Stocks popped higher this morning on a Goldman Sachs (NYSE: GS) revenue “beat” as bulls attempted to kickstart another bear market rally. Sagging economic indicators eased rate hike fears, too, after several prominent analysts told their clients that rate cuts – not hikes – may soon arrive.
The Dow, S&P, and Nasdaq Composite all gained through noon. Tech stocks outperformed.
But still, the S&P remained below its mid-July high this morning as intense volatility continued to limit sentiment. Another wave of “peak selling” could certainly arrive as earnings season progresses.
Traders know that, and it’s keeping a lid on the broader indexes.
“We anticipate volatility to remain elevated as the market toggles between pricing recession risk and soft landing probabilities with each piece of data,” said Citi analyst Scott Chronert in a note.
Mark Haefele, UBS Global Wealth Management’s chief investment officer, offered a similar take.
“Markets are likely to remain volatile in the coming months and trade based on hopes and fears about economic growth and inflation,” Haefele advised clients.
“A more durable improvement in market sentiment is unlikely until there is a consistent decline both in headline and in core inflation readings to reassure investors that the threat of entrenched price rises is passing.”
The next Consumer Price Index (CPI) reading isn’t coming out until early August. Before then, though, there are plenty of potentially sentiment-swinging events that will occur.
The most imminent being the July 22nd natural gas “doomsday” deadline on July 22nd, when Russia’s 10-day maintenance on the crucial Nord Stream 1 pipeline is scheduled to end. Analysts are concerned that Russian gas giant Gazprom would completely halt gas flows to Europe on the 22nd in retaliation to sanctions against Russia.
Most of Russia’s gas that goes to Europe is sent through Nord Stream 1. Its shutdown – under the guise of “continued maintenance” past July 22nd – would have a major economic impact on the EU.
Last week, Deutsche Bank’s Jim Reid even went so far as to say the 22nd could be “the most important day of the year.”
“While we all spend most of our market time thinking about the Fed and a recession, I suspect what happens to Russian gas in H2 is potentially an even bigger story,” Reid said.
“Of course by July 22nd parts may have be found and the supply might start to normalize. Anyone who tells you they know what is going to happen here is guessing but as minimum it should be a huge focal point for everyone in markets.”
Then, this morning, Gazprom surprised everyone when it announced that it would halt all gas flows to Germany indefinitely, according to a Reuters report.
“Russian gas export monopoly Gazprom has declared force majeure on gas supplies to Europe to at least one major customer starting June 14,” the report read.

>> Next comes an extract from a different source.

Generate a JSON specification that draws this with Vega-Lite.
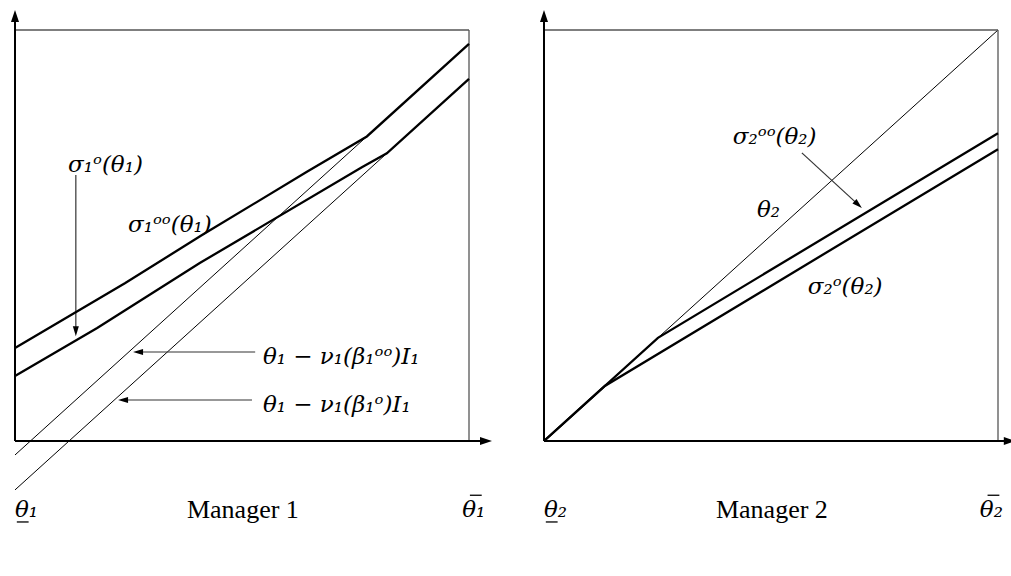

“It said the force majeure measure, a clause invoked when a business is hit by something beyond its control, was effective from deliveries starting from June 14.”
By declaring its legal release from all obligations going back to June 14th, Gazprom is likely setting up to cut off German gas flows completely on the 22nd. German gas company Uniper, which has been utterly battered by soaring natural gas prices, has “rejected” Gazprom’s force majeure. Uniper shares are down 80% on the year on the Frankfurt Stock Exchange.
In anticipation of a gas shutoff, economists began laying out the impact of a total halt in Russia-to-Europe gas flows. UBS warned that EU corporate earnings could plunge more than 15%, driving European stocks 20% lower. The bank’s economists also said the euro would fall to just 90 cents vs. the dollar.
Sounds bad, doesn’t it?
US stocks were up significantly this morning nonetheless. But that could change in a hurry once July 22nd rolls around and Gazprom officially shuts down flows – something that would also “shut down” the bear market rally in the process regardless of how good US earnings look in the coming days.